Thematically, Rivers Cuomo waxes somewhat poetic on his longing to listen to The Beach Boys, a band that he used to listen to when he was “a West Side kid.” From a sonic perspective, “Beach Boys” operates like an upbeat, sunny experience featuring slightly reverbed vocals, and a nearly offensively catchy chorus. This track is one of the first in the Weezer canon that feels as if it is obviously pandering to an older SUV driving, suburb-dwelling crowd. The predictable vocal map and slightly bouncy percussive section lend themselves magnificently to the pop radio crowd.

Flat-out pop songs aren’t inherently evil though. There are many successful pieces by bands from all sorts of genres that craft effective and unashamed pop ballads. “Beach Boys” seems to almost be a caricature of a pop song. Cuomo’s inflections, the overdubbed drums, and the sophomoric song and vocal structure operate as a sort of skeleton or template for a pop song.

The difference is, with more effective pop ballads, there is some sort of slight or measured differentiation. If it weren’t for Rivers Cuomo’s patented awkward wails, this could just as easily have been a Five for Fighting or Simple Plan release. On previous releases, Weezer infused their tracks with just enough unique iterations to make them stick out in listeners’ minds. This track could definitely have used Weezer’s charming progressions, or their aggressive guitar sections, or even their witty yet nerdy lyrics. But alas no, for “Beach Boys” is an outline of a song that plays on what people should like and how they should feel.

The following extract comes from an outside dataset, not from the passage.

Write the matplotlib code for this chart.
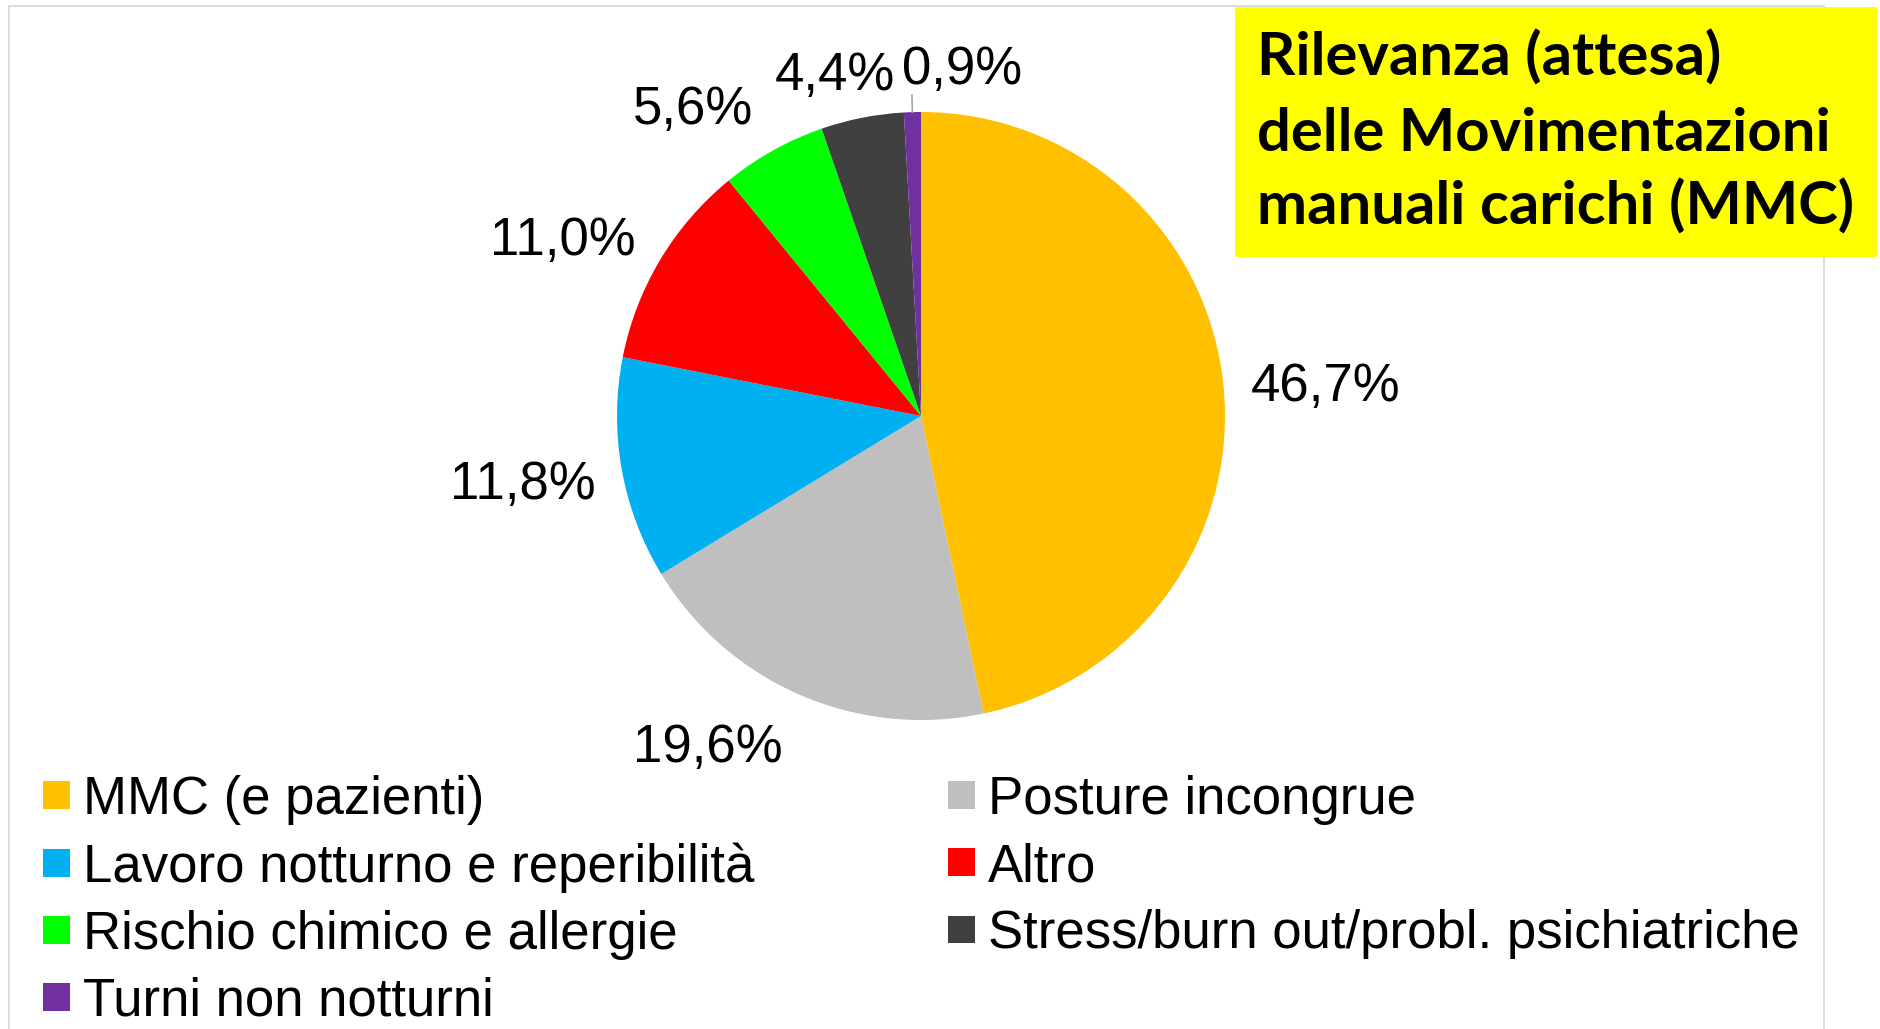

It has been said over and over again, but Weezer would do well to harken back to their success in the mid-1990s. Starting with 2009’s Ratitude, Weezer records have taken a noticeable turn toward Top 40 radio. The lo-fi and emo constructs found on the Blue Album and other early releases seem to have faded from the band’s arsenal. The past is in the past yes, but Pacific Daydream is shaping up to be just like the previous four Weezer LPs. One would hope that perhaps they would go another direction.